▸ EXERCISE REQUIREMENTS: Quote the whole listing word for word. Do not include the pictures.

▸ RAW DATA:
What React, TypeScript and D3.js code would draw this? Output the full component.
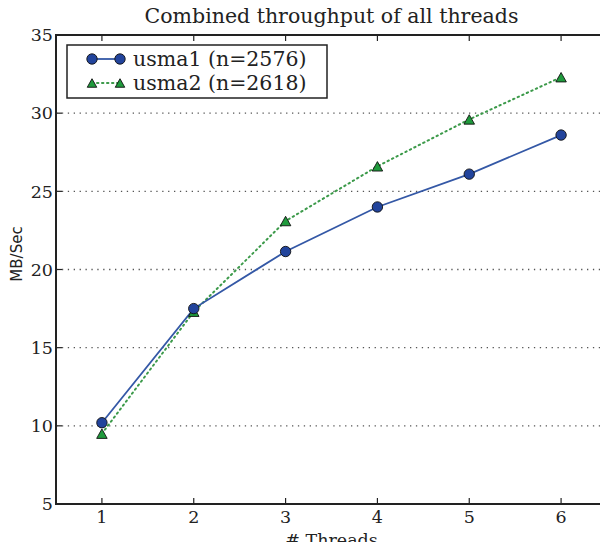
import React from 'react'
import * as d3 from 'd3'

const threads = [1, 2, 3, 4, 5, 6]
const usma1 = [10.2, 17.5, 21.15, 24.0, 26.1, 28.6]
const usma2 = [9.5, 17.3, 23.1, 26.6, 29.6, 32.3]
const yTicks = [5, 10, 15, 20, 25, 30, 35]
const seriesNames = ['usma1 (n=2576)', 'usma2 (n=2618)']

const W = 608
const H = 550
const margin = { top: 35, right: 0, bottom: 46, left: 56 }
const serif = '"DejaVu Serif", serif'
const sans = '"DejaVu Sans", sans-serif'

// matplotlib style '^' marker: bbox centred on the point, size = width
const triangleUp = {
  draw(ctx: any, size: number) {
    const w = size / 2
    const h = size * 0.45
    ctx.moveTo(0, -h)
    ctx.lineTo(w, h)
    ctx.lineTo(-w, h)
    ctx.closePath()
  },
}

export default function App() {
  const x = d3.scaleLinear().domain([0.5, 6.5]).range([margin.left, W - margin.right - 1])
  const y = d3.scaleLinear().domain([5, 35]).range([H - margin.bottom, margin.top])

  const line = d3.line<number>()
    .x((_, i) => x(threads[i]))
    .y(d => y(d))

  const blue = '#3458a6'
  const blueFill = '#22449c'
  const green = '#3c9a4a'
  const greenFill = '#1f9a3c'

  const tri = d3.symbol(triangleUp, 10.5)() ?? ''
  const triSmall = d3.symbol(triangleUp, 9.5)() ?? ''

  const [left, right] = x.range()
  const [bottom, top] = y.range()

  return (
    <div style={{ margin: -8 }}>
      <svg width={W} height={H} style={{ display: 'block', background: '#fff' }}>
        <text x={(left + right) / 2} y={23} textAnchor="middle" fontFamily={serif} fontSize={20.5} fill="#222">
          Combined throughput of all threads
        </text>

        {/* grid */}
        {yTicks.slice(1, -1).map(t => (
          <line key={t} x1={left} x2={right} y1={y(t)} y2={y(t)} stroke="#555" strokeWidth={1.3} strokeDasharray="1.3,4.6" />
        ))}

        {/* ticks point inward, on all four sides */}
        {yTicks.map(t => (
          <g key={'y' + t}>
            <line x1={left} x2={left + 6} y1={y(t)} y2={y(t)} stroke="#222" strokeWidth={1.2} />
            <line x1={right - 6} x2={right} y1={y(t)} y2={y(t)} stroke="#222" strokeWidth={1.2} />
            <text x={left - 3} y={y(t)} dy="0.36em" textAnchor="end" fontFamily={serif} fontSize={17.5} fill="#222">{t}</text>
          </g>
        ))}
        {threads.map(t => (
          <g key={'x' + t}>
            <line x1={x(t)} x2={x(t)} y1={bottom} y2={bottom - 6} stroke="#222" strokeWidth={1.2} />
            <line x1={x(t)} x2={x(t)} y1={top} y2={top + 6} stroke="#222" strokeWidth={1.2} />
            <text x={x(t)} y={bottom + 19} textAnchor="middle" fontFamily={serif} fontSize={17.5} fill="#222">{t}</text>
          </g>
        ))}

        {/* series */}
        <path d={line(usma2) ?? ''} fill="none" stroke={green} strokeWidth={2} strokeDasharray="1.4,3.6" strokeLinecap="round" />
        <path d={line(usma1) ?? ''} fill="none" stroke={blue} strokeWidth={1.8} />

        {usma2.map((v, i) => (
          <path key={'t' + i} d={tri} transform={`translate(${x(threads[i])},${y(v)})`} fill={greenFill} stroke="#111" strokeWidth={0.9} />
        ))}
        {usma1.map((v, i) => (
          <circle key={'c' + i} cx={x(threads[i])} cy={y(v)} r={5.2} fill={blueFill} stroke="#111" strokeWidth={0.9} />
        ))}

        {/* frame */}
        <rect x={left} y={top} width={right - left} height={bottom - top} fill="none" stroke="#222" strokeWidth={2} />

        {/* legend */}
        <g>
          <rect x={67} y={45} width={260} height={53} fill="#fff" stroke="#222" strokeWidth={1.5} />
          <line x1={92} x2={120} y1={59} y2={59} stroke={blue} strokeWidth={1.8} />
          <circle cx={92} cy={59} r={5.2} fill={blueFill} stroke="#111" strokeWidth={0.9} />
          <circle cx={120} cy={59} r={5.2} fill={blueFill} stroke="#111" strokeWidth={0.9} />
          <text x={133} y={66} fontFamily={serif} fontSize={20.5} fill="#222">{seriesNames[0]}</text>
          <line x1={92} x2={120} y1={83} y2={83} stroke={green} strokeWidth={2} strokeDasharray="1.4,3.6" strokeLinecap="round" />
          <path d={triSmall} transform="translate(92,83)" fill={greenFill} stroke="#111" strokeWidth={0.9} />
          <path d={triSmall} transform="translate(120,83)" fill={greenFill} stroke="#111" strokeWidth={0.9} />
          <text x={133} y={90} fontFamily={serif} fontSize={20.5} fill="#222">{seriesNames[1]}</text>
        </g>

        <text transform={`translate(22,254) rotate(-90)`} textAnchor="middle" fontFamily={sans} fontSize={15} fill="#222">
          MB/Sec
        </text>
        <text x={(left + right) / 2} y={546} textAnchor="middle" fontFamily={serif} fontSize={17.5} fill="#222">
          # Threads
        </text>
      </svg>
    </div>
  )
}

▸ RESPONSE TO THIS TASK:
What React, TypeScript and D3.js code would draw this? Output the full component.
import React from 'react'
import * as d3 from 'd3'

const threads = [1, 2, 3, 4, 5, 6]
const usma1 = [10.2, 17.5, 21.15, 24.0, 26.1, 28.6]
const usma2 = [9.5, 17.3, 23.1, 26.6, 29.6, 32.3]
const yTicks = [5, 10, 15, 20, 25, 30, 35]
const seriesNames = ['usma1 (n=2576)', 'usma2 (n=2618)']

const W = 608
const H = 550
const margin = { top: 35, right: 0, bottom: 46, left: 56 }
const serif = '"DejaVu Serif", serif'
const sans = '"DejaVu Sans", sans-serif'

// matplotlib style '^' marker: bbox centred on the point, size = width
const triangleUp = {
  draw(ctx: any, size: number) {
    const w = size / 2
    const h = size * 0.45
    ctx.moveTo(0, -h)
    ctx.lineTo(w, h)
    ctx.lineTo(-w, h)
    ctx.closePath()
  },
}

export default function App() {
  const x = d3.scaleLinear().domain([0.5, 6.5]).range([margin.left, W - margin.right - 1])
  const y = d3.scaleLinear().domain([5, 35]).range([H - margin.bottom, margin.top])

  const line = d3.line<number>()
    .x((_, i) => x(threads[i]))
    .y(d => y(d))

  const blue = '#3458a6'
  const blueFill = '#22449c'
  const green = '#3c9a4a'
  const greenFill = '#1f9a3c'

  const tri = d3.symbol(triangleUp, 10.5)() ?? ''
  const triSmall = d3.symbol(triangleUp, 9.5)() ?? ''

  const [left, right] = x.range()
  const [bottom, top] = y.range()

  return (
    <div style={{ margin: -8 }}>
      <svg width={W} height={H} style={{ display: 'block', background: '#fff' }}>
        <text x={(left + right) / 2} y={23} textAnchor="middle" fontFamily={serif} fontSize={20.5} fill="#222">
          Combined throughput of all threads
        </text>

        {/* grid */}
        {yTicks.slice(1, -1).map(t => (
          <line key={t} x1={left} x2={right} y1={y(t)} y2={y(t)} stroke="#555" strokeWidth={1.3} strokeDasharray="1.3,4.6" />
        ))}

        {/* ticks point inward, on all four sides */}
        {yTicks.map(t => (
          <g key={'y' + t}>
            <line x1={left} x2={left + 6} y1={y(t)} y2={y(t)} stroke="#222" strokeWidth={1.2} />
            <line x1={right - 6} x2={right} y1={y(t)} y2={y(t)} stroke="#222" strokeWidth={1.2} />
            <text x={left - 3} y={y(t)} dy="0.36em" textAnchor="end" fontFamily={serif} fontSize={17.5} fill="#222">{t}</text>
          </g>
        ))}
        {threads.map(t => (
          <g key={'x' + t}>
            <line x1={x(t)} x2={x(t)} y1={bottom} y2={bottom - 6} stroke="#222" strokeWidth={1.2} />
            <line x1={x(t)} x2={x(t)} y1={top} y2={top + 6} stroke="#222" strokeWidth={1.2} />
            <text x={x(t)} y={bottom + 19} textAnchor="middle" fontFamily={serif} fontSize={17.5} fill="#222">{t}</text>
          </g>
        ))}

        {/* series */}
        <path d={line(usma2) ?? ''} fill="none" stroke={green} strokeWidth={2} strokeDasharray="1.4,3.6" strokeLinecap="round" />
        <path d={line(usma1) ?? ''} fill="none" stroke={blue} strokeWidth={1.8} />

        {usma2.map((v, i) => (
          <path key={'t' + i} d={tri} transform={`translate(${x(threads[i])},${y(v)})`} fill={greenFill} stroke="#111" strokeWidth={0.9} />
        ))}
        {usma1.map((v, i) => (
          <circle key={'c' + i} cx={x(threads[i])} cy={y(v)} r={5.2} fill={blueFill} stroke="#111" strokeWidth={0.9} />
        ))}

        {/* frame */}
        <rect x={left} y={top} width={right - left} height={bottom - top} fill="none" stroke="#222" strokeWidth={2} />

        {/* legend */}
        <g>
          <rect x={67} y={45} width={260} height={53} fill="#fff" stroke="#222" strokeWidth={1.5} />
          <line x1={92} x2={120} y1={59} y2={59} stroke={blue} strokeWidth={1.8} />
          <circle cx={92} cy={59} r={5.2} fill={blueFill} stroke="#111" strokeWidth={0.9} />
          <circle cx={120} cy={59} r={5.2} fill={blueFill} stroke="#111" strokeWidth={0.9} />
          <text x={133} y={66} fontFamily={serif} fontSize={20.5} fill="#222">{seriesNames[0]}</text>
          <line x1={92} x2={120} y1={83} y2={83} stroke={green} strokeWidth={2} strokeDasharray="1.4,3.6" strokeLinecap="round" />
          <path d={triSmall} transform="translate(92,83)" fill={greenFill} stroke="#111" strokeWidth={0.9} />
          <path d={triSmall} transform="translate(120,83)" fill={greenFill} stroke="#111" strokeWidth={0.9} />
          <text x={133} y={90} fontFamily={serif} fontSize={20.5} fill="#222">{seriesNames[1]}</text>
        </g>

        <text transform={`translate(22,254) rotate(-90)`} textAnchor="middle" fontFamily={sans} fontSize={15} fill="#222">
          MB/Sec
        </text>
        <text x={(left + right) / 2} y={546} textAnchor="middle" fontFamily={serif} fontSize={17.5} fill="#222">
          # Threads
        </text>
      </svg>
    </div>
  )
}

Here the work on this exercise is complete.